Earlier this week, we wrote about how the New York Times’ Dealbook, the creature of Wall Street sycophant Andrew Ross Sorkin, had launched a fierce campaign against Elizabeth Warren’s latest move, her opposition to the Obama administration’s nomination of Lazard’s Antonio Weiss, a mergers and acquisitions banker. Warren’s grounds for objecting to Weiss were straightforward: his experience was no fit for the requirements of his proposed Treasury role. On top of that, he had been involved in and therefore profited from acquisitions called inversions that Treasury opposes because they reduce the taxes paid by the acquirer, which uses the acquired company to move its headquarters to a lower-tax jurisdiction.

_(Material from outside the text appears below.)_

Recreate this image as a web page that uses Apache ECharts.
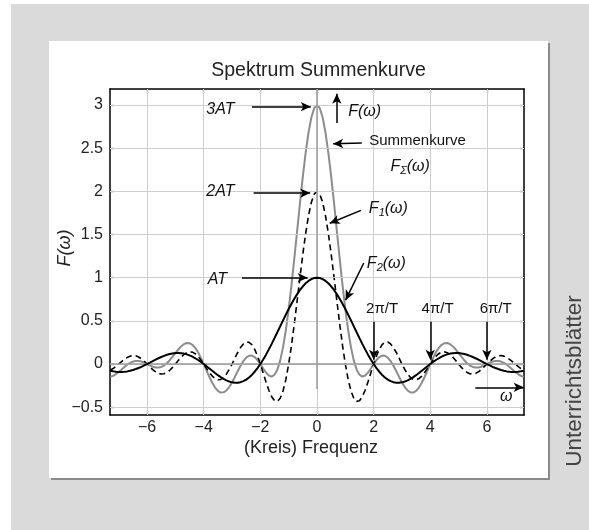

Dealbook published three Warren-bashing columns in as many weeks; the Washington Post and Wall Street Journal ran editorials making similar arguments, suggesting that all were picking up on the same talking points out of Treasury. One tell: the Times had to issue a correction on one of its pieces because it relied on a Treasury document that exaggerated Weiss’ accomplishments.

Warren upped the ante in a speech on Tuesday, making Weiss, who is now head of investment banking at Lazard, a symbol of what is wrong with the relationship between the government and Big Finance: that of far too much coziness between the large, influential players and financial regulators. And in sharpening and further documenting her critique, she has put the Robert Rubin wing of the Democratic party in her crosshairs.